- TASK OBJECTIVE -
Report how many lines contain "this", with no other words.

# START OF LISTING

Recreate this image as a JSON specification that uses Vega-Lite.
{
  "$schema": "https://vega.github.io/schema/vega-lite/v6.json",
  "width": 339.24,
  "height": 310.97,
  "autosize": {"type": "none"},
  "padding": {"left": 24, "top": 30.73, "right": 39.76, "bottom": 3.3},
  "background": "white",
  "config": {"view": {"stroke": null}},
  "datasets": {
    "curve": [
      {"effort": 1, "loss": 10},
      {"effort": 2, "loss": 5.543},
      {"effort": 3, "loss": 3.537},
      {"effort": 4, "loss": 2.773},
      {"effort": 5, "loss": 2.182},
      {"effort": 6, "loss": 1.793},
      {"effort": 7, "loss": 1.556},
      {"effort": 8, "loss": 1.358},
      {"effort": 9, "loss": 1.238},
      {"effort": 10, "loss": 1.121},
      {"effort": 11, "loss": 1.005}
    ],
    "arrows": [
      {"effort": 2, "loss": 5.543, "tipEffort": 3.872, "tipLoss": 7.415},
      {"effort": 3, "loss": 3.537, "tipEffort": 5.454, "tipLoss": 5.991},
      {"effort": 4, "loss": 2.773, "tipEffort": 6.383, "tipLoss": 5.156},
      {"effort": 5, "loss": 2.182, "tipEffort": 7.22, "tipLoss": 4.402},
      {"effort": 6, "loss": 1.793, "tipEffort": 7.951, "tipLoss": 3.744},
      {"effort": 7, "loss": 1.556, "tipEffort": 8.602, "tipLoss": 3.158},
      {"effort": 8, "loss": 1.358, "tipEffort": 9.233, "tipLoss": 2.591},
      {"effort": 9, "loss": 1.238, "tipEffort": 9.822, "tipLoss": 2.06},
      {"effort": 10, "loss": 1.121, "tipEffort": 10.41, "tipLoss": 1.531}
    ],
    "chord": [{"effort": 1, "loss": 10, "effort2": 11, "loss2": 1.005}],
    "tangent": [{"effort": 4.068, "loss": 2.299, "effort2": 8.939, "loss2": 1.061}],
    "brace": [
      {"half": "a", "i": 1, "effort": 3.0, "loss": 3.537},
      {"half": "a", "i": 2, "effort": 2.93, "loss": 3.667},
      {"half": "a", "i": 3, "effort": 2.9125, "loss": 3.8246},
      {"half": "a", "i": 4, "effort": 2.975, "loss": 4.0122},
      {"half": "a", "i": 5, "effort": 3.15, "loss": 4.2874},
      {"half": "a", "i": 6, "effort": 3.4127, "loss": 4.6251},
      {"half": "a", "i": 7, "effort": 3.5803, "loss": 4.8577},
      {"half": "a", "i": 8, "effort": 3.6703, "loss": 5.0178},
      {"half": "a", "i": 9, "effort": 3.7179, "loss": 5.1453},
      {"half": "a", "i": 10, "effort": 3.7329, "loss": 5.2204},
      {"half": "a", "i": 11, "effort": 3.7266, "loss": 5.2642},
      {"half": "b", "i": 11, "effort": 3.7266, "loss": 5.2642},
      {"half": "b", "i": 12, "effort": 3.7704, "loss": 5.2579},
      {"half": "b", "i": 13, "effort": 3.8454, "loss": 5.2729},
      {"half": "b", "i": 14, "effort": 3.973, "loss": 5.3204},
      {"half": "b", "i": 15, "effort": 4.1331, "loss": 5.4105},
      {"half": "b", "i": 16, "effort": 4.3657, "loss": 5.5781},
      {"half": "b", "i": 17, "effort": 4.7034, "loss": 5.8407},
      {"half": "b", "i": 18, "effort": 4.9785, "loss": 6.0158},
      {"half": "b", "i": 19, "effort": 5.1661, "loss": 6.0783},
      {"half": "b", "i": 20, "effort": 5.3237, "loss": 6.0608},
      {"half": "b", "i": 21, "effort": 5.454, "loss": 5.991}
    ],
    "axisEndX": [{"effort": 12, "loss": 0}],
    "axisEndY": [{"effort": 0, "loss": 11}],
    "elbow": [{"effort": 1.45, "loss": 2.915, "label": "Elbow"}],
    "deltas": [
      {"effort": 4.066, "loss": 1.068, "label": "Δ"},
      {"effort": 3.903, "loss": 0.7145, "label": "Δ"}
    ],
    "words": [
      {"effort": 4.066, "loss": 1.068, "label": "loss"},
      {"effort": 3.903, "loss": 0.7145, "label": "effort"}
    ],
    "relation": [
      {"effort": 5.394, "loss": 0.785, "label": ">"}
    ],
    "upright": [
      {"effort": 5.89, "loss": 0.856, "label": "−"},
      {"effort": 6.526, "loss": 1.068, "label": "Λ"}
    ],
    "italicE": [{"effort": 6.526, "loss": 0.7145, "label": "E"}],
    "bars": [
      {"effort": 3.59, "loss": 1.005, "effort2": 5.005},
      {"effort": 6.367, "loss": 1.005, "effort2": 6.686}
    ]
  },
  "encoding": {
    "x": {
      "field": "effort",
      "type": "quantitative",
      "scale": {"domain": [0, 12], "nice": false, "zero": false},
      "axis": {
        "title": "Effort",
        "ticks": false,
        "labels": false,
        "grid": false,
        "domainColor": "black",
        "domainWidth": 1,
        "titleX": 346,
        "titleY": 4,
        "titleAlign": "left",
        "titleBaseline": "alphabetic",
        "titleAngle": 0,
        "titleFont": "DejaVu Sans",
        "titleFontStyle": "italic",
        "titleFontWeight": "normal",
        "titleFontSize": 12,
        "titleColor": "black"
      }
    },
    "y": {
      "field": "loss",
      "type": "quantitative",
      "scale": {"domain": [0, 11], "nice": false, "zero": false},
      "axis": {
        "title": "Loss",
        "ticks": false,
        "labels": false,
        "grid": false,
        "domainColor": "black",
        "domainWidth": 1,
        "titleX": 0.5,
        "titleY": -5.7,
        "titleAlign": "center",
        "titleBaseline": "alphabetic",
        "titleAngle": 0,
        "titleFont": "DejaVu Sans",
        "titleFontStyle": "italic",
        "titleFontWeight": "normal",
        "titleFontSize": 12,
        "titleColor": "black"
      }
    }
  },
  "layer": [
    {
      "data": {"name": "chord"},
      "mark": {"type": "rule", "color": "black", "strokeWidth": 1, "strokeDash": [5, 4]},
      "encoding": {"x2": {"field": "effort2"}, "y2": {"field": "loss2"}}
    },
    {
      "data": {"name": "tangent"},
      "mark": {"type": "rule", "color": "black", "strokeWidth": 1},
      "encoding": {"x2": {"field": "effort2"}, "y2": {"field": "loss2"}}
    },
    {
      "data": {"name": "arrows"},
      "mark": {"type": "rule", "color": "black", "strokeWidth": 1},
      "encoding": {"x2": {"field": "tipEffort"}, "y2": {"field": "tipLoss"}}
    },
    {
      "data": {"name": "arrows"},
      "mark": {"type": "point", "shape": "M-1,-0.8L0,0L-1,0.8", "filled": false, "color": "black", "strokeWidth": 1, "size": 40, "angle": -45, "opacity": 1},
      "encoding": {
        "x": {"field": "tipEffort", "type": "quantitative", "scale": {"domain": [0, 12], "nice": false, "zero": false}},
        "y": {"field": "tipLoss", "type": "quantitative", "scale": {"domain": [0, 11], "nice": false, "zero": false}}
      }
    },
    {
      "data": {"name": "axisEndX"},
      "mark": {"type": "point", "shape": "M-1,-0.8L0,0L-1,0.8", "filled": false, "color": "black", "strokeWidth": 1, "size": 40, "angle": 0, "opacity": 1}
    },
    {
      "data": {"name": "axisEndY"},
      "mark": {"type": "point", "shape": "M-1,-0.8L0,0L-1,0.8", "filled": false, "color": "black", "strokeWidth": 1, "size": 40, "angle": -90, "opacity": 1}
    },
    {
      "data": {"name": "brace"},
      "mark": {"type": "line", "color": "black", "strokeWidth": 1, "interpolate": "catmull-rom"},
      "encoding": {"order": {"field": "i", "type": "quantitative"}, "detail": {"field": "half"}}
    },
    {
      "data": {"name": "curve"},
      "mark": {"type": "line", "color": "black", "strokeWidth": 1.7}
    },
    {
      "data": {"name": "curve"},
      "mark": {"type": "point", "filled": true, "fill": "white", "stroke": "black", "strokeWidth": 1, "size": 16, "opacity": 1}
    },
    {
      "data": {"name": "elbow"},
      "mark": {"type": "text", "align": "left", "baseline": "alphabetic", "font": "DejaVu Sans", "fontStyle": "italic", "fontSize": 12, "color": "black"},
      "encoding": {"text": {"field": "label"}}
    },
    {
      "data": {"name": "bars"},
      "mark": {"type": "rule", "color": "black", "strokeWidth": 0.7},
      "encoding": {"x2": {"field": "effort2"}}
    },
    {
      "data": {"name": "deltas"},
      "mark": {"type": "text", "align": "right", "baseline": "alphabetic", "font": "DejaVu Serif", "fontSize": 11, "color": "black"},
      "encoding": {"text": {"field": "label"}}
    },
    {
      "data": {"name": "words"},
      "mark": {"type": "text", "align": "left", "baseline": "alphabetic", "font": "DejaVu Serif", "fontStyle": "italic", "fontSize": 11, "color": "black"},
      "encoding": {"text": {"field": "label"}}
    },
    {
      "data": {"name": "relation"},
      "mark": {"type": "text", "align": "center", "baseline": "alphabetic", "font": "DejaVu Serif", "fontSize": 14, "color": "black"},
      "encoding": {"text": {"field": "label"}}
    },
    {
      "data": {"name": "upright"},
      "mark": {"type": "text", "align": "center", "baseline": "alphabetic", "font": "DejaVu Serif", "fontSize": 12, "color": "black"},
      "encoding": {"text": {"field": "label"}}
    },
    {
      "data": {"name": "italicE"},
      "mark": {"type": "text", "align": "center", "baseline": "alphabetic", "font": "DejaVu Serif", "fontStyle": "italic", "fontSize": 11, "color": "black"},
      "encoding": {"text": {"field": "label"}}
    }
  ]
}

# END OF LISTING
# START OF LISTING

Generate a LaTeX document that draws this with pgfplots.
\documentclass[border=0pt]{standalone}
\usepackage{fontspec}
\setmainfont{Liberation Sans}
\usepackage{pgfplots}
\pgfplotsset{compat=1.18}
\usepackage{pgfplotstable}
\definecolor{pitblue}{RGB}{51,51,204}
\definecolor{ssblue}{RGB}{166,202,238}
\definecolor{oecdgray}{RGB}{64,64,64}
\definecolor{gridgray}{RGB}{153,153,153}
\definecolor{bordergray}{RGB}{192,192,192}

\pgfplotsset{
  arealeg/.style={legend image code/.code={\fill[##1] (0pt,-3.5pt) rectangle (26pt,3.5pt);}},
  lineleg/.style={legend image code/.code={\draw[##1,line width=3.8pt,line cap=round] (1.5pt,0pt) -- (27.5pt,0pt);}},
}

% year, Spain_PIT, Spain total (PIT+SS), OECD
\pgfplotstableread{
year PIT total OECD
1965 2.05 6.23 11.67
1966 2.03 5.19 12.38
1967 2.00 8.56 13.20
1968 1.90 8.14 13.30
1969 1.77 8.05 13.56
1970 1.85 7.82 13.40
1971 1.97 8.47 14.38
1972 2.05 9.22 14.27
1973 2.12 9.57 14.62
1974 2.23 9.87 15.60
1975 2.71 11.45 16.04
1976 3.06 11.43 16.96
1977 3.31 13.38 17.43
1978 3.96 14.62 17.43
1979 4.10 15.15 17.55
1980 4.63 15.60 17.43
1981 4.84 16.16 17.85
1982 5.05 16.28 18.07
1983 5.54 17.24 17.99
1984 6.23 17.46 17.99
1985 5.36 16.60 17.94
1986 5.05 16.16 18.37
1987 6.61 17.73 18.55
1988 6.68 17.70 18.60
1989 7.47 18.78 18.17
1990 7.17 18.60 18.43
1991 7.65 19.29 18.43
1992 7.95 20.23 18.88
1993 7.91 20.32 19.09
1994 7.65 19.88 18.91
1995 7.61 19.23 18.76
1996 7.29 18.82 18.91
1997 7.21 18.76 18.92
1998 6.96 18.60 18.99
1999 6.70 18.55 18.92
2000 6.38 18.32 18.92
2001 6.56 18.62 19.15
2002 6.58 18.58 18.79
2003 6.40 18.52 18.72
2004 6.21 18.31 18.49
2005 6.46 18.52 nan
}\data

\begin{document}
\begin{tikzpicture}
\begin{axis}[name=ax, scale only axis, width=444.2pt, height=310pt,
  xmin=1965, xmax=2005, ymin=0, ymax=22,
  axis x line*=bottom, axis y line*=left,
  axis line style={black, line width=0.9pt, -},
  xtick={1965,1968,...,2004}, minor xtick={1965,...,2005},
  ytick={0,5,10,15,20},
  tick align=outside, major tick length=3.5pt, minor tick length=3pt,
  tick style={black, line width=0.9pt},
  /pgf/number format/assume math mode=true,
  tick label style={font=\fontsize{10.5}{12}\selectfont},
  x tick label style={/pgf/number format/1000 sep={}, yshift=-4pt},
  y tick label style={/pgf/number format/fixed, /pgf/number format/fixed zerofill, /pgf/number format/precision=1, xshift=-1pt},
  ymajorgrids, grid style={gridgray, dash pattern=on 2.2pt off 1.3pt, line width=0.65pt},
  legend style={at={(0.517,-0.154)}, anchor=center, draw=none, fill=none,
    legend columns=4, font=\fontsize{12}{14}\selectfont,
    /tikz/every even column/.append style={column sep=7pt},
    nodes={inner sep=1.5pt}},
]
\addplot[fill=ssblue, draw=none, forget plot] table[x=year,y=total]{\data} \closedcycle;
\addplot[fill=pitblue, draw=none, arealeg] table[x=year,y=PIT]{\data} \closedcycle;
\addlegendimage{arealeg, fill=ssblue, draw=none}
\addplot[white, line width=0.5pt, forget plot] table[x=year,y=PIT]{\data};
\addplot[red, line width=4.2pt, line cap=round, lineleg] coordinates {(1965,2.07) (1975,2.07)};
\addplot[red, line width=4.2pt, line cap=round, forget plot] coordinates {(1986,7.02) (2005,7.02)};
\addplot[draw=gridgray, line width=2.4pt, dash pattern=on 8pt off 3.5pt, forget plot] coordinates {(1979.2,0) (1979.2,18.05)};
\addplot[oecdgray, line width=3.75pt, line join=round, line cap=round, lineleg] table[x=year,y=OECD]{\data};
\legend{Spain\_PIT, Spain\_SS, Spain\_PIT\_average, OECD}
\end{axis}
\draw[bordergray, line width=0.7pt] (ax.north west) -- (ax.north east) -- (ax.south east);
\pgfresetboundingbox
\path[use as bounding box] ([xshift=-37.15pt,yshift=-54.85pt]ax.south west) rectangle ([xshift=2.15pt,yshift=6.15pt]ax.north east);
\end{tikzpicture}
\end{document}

# END OF LISTING
# START OF LISTING

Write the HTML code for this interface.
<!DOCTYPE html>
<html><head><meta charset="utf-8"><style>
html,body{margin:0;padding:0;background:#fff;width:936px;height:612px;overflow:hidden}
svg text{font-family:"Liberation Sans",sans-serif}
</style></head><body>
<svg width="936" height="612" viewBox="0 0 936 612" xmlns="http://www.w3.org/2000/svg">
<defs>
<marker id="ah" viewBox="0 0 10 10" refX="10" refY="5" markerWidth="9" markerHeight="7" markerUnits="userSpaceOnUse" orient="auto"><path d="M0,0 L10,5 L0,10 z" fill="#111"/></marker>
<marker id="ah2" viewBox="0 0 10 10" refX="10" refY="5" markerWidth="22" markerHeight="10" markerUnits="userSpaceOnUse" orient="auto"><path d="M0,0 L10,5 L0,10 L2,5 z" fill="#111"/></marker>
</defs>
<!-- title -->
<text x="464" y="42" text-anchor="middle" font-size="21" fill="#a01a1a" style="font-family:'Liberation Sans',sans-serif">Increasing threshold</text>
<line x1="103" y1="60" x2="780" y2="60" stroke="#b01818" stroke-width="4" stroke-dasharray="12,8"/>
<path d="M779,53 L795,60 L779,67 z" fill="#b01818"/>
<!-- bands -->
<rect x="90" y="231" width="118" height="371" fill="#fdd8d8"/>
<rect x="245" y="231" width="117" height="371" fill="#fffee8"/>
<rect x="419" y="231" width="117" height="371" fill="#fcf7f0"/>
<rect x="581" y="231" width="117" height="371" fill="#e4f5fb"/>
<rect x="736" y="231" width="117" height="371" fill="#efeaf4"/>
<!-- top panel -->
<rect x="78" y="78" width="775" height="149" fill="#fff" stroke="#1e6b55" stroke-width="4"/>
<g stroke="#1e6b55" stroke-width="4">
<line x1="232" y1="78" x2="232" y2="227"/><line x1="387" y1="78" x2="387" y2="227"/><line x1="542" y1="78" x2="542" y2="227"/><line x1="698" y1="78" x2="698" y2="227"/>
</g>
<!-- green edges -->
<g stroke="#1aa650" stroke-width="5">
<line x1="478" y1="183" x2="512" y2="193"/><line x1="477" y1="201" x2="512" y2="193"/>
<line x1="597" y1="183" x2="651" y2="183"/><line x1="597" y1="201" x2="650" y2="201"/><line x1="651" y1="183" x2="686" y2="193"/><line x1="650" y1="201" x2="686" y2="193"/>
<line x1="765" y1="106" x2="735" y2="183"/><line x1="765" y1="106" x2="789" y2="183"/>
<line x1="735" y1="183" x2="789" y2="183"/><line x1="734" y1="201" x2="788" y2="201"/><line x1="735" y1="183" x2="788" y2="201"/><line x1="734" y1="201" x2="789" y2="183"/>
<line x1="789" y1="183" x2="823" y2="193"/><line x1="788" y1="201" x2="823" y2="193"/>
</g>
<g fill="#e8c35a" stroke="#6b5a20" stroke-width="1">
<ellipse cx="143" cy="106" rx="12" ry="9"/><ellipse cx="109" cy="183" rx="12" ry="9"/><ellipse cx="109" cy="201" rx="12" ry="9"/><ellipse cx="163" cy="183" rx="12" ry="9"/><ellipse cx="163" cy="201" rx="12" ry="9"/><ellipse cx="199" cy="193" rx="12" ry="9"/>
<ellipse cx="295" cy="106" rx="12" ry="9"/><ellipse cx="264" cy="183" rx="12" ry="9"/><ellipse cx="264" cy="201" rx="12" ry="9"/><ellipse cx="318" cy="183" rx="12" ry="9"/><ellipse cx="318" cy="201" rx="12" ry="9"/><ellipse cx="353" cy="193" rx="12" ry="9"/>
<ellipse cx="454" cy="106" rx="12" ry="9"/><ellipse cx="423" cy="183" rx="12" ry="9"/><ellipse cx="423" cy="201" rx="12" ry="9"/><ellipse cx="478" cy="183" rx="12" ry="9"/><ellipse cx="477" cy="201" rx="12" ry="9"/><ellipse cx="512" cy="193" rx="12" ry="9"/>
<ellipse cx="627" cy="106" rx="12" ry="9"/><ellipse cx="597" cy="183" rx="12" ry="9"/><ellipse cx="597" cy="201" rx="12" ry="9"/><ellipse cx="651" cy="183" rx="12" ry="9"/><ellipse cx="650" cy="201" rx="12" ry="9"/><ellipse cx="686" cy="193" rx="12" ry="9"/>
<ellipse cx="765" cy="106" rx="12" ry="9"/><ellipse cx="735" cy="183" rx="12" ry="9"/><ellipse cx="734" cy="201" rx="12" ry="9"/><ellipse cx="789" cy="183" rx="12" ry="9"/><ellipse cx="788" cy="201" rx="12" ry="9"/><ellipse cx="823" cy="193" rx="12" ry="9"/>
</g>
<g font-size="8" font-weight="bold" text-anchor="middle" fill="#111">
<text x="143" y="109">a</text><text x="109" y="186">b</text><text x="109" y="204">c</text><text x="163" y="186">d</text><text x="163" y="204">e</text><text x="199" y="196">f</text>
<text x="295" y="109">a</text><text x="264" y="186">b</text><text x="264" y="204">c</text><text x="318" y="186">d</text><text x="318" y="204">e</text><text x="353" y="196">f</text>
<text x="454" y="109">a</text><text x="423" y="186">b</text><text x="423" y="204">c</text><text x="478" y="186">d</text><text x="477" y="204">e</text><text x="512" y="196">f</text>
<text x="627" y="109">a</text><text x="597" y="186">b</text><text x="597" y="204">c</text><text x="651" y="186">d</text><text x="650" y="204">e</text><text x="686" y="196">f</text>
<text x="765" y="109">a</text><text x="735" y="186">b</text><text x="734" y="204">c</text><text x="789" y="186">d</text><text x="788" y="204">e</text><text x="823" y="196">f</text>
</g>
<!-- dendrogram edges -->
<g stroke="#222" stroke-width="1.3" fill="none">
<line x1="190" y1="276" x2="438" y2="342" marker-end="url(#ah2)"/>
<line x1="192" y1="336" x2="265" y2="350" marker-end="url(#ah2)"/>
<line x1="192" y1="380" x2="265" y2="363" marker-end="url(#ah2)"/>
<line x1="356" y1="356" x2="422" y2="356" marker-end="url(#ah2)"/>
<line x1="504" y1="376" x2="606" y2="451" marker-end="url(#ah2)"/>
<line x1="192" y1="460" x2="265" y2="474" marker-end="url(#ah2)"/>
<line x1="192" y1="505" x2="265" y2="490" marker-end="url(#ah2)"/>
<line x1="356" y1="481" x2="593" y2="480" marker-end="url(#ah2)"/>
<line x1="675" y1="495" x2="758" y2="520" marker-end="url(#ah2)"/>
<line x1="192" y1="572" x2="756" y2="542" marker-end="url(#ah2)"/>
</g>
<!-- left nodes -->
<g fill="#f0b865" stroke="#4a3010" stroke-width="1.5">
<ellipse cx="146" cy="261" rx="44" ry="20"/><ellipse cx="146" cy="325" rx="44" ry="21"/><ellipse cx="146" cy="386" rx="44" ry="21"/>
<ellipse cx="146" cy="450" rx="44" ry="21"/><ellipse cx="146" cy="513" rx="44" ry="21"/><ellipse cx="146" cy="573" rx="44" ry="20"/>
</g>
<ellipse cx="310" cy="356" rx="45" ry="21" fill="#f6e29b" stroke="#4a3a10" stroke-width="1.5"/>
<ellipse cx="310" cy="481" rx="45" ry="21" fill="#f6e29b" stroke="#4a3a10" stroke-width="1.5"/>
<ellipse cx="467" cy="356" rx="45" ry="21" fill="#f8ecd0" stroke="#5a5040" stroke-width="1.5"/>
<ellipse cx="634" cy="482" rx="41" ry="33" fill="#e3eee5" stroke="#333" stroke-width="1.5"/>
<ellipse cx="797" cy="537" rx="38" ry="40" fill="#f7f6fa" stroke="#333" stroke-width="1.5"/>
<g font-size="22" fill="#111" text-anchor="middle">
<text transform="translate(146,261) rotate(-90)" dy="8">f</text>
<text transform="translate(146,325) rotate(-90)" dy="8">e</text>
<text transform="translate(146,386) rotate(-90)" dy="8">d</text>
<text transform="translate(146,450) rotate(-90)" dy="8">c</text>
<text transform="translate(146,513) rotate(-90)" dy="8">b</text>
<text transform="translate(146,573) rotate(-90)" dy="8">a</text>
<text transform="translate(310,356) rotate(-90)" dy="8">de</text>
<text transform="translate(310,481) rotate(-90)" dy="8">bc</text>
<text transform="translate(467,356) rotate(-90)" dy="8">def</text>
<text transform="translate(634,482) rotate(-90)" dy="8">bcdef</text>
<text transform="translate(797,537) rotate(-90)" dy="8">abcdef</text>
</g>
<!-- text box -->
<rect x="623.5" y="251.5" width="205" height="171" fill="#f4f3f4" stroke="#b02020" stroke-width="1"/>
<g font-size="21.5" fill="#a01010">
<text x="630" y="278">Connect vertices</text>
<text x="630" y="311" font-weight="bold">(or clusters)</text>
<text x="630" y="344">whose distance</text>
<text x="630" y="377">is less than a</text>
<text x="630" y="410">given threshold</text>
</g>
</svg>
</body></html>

# END OF LISTING

- WRITTEN SOLUTION -
3